## TASK OBJECTIVE
Skip all pictures, then copy the lines from the start of the data through the line with "(online) at (279,192)", keeping both ends.

## SOURCE MATERIAL
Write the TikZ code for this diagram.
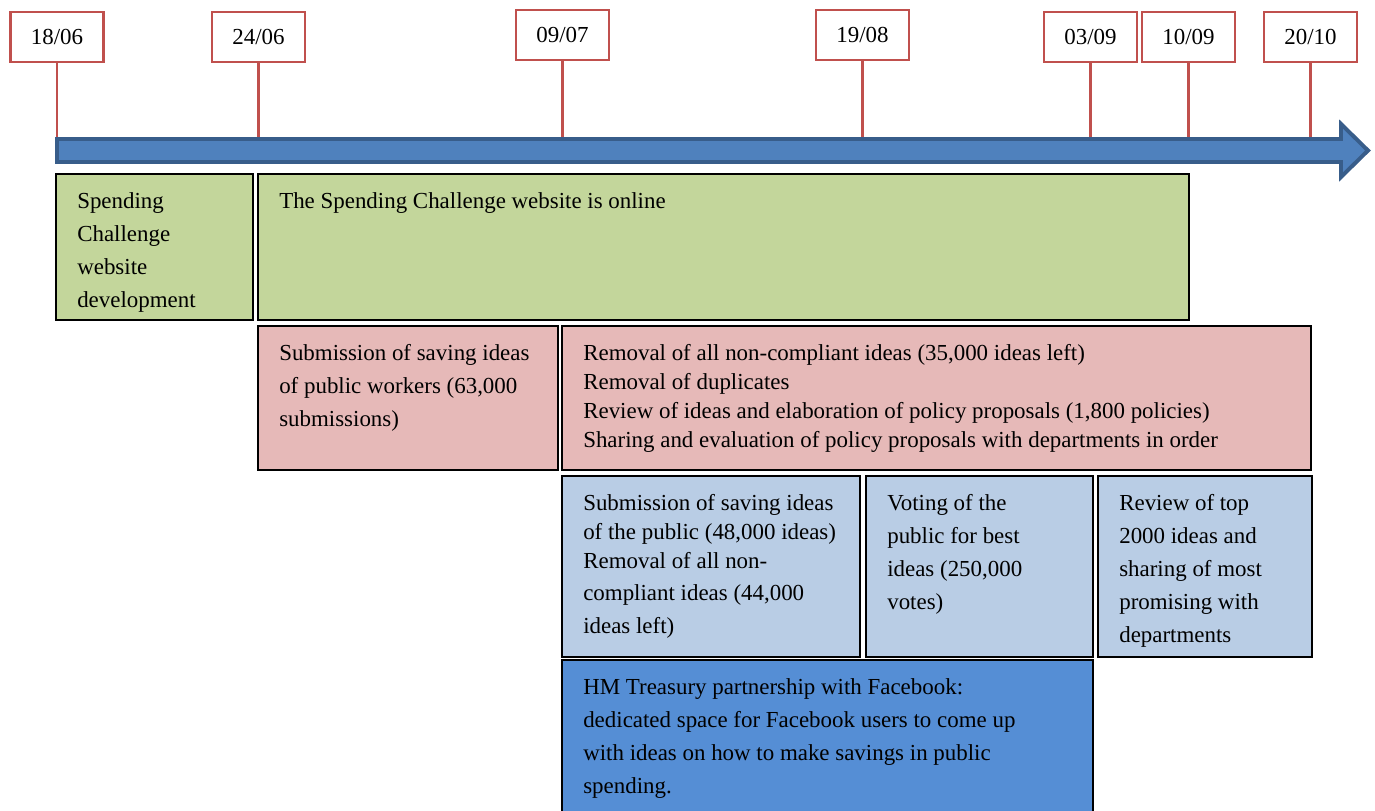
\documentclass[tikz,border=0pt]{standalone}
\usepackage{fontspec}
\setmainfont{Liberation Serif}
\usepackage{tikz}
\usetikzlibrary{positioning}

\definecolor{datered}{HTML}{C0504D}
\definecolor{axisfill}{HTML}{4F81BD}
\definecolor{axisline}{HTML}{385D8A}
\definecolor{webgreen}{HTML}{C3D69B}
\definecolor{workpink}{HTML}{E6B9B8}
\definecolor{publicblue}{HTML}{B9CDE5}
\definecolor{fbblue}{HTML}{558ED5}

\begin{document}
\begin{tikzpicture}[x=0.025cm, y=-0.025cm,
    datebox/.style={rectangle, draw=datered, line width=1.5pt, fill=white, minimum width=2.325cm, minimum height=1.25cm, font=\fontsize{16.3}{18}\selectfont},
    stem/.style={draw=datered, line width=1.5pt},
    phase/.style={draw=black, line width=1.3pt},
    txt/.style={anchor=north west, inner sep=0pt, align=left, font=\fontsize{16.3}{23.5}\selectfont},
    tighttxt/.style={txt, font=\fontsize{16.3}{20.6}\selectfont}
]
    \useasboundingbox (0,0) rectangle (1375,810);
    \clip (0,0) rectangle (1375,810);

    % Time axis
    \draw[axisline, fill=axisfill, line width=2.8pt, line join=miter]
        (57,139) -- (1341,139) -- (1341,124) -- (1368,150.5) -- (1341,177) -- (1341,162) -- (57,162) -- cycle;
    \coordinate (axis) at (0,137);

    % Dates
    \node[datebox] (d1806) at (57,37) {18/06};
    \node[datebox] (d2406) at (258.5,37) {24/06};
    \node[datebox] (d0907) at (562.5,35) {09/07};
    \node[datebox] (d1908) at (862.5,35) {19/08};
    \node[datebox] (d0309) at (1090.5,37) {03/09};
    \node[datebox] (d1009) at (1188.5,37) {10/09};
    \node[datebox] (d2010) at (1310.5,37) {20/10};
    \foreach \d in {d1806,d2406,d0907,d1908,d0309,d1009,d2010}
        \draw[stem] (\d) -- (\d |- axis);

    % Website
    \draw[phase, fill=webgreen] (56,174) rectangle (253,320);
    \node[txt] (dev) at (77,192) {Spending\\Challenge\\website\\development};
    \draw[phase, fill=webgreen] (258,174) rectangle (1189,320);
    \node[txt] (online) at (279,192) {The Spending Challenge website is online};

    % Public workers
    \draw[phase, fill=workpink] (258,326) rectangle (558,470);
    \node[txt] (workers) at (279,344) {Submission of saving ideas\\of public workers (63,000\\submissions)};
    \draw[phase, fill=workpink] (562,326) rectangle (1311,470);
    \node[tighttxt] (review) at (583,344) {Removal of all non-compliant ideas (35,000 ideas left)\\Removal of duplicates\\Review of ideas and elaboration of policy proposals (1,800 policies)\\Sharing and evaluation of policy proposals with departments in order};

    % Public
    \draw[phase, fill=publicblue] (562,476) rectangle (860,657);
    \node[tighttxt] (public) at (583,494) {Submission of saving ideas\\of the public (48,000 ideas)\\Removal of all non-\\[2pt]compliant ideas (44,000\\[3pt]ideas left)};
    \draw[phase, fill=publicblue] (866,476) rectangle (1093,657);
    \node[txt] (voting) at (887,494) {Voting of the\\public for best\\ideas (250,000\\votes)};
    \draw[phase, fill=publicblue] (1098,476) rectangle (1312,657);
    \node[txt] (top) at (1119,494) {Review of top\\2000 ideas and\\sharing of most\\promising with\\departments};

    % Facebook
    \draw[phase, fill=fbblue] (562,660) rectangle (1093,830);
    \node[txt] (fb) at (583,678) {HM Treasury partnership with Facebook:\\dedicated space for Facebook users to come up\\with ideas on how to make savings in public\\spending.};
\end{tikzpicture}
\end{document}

## RESULT OF THIS TASK
Write the TikZ code for this diagram.
\documentclass[tikz,border=0pt]{standalone}
\usepackage{fontspec}
\setmainfont{Liberation Serif}
\usepackage{tikz}
\usetikzlibrary{positioning}

\definecolor{datered}{HTML}{C0504D}
\definecolor{axisfill}{HTML}{4F81BD}
\definecolor{axisline}{HTML}{385D8A}
\definecolor{webgreen}{HTML}{C3D69B}
\definecolor{workpink}{HTML}{E6B9B8}
\definecolor{publicblue}{HTML}{B9CDE5}
\definecolor{fbblue}{HTML}{558ED5}

\begin{document}
\begin{tikzpicture}[x=0.025cm, y=-0.025cm,
    datebox/.style={rectangle, draw=datered, line width=1.5pt, fill=white, minimum width=2.325cm, minimum height=1.25cm, font=\fontsize{16.3}{18}\selectfont},
    stem/.style={draw=datered, line width=1.5pt},
    phase/.style={draw=black, line width=1.3pt},
    txt/.style={anchor=north west, inner sep=0pt, align=left, font=\fontsize{16.3}{23.5}\selectfont},
    tighttxt/.style={txt, font=\fontsize{16.3}{20.6}\selectfont}
]
    \useasboundingbox (0,0) rectangle (1375,810);
    \clip (0,0) rectangle (1375,810);

    % Time axis
    \draw[axisline, fill=axisfill, line width=2.8pt, line join=miter]
        (57,139) -- (1341,139) -- (1341,124) -- (1368,150.5) -- (1341,177) -- (1341,162) -- (57,162) -- cycle;
    \coordinate (axis) at (0,137);

    % Dates
    \node[datebox] (d1806) at (57,37) {18/06};
    \node[datebox] (d2406) at (258.5,37) {24/06};
    \node[datebox] (d0907) at (562.5,35) {09/07};
    \node[datebox] (d1908) at (862.5,35) {19/08};
    \node[datebox] (d0309) at (1090.5,37) {03/09};
    \node[datebox] (d1009) at (1188.5,37) {10/09};
    \node[datebox] (d2010) at (1310.5,37) {20/10};
    \foreach \d in {d1806,d2406,d0907,d1908,d0309,d1009,d2010}
        \draw[stem] (\d) -- (\d |- axis);

    % Website
    \draw[phase, fill=webgreen] (56,174) rectangle (253,320);
    \node[txt] (dev) at (77,192) {Spending\\Challenge\\website\\development};
    \draw[phase, fill=webgreen] (258,174) rectangle (1189,320);
    \node[txt] (online) at (279,192) {The Spending Challenge website is online};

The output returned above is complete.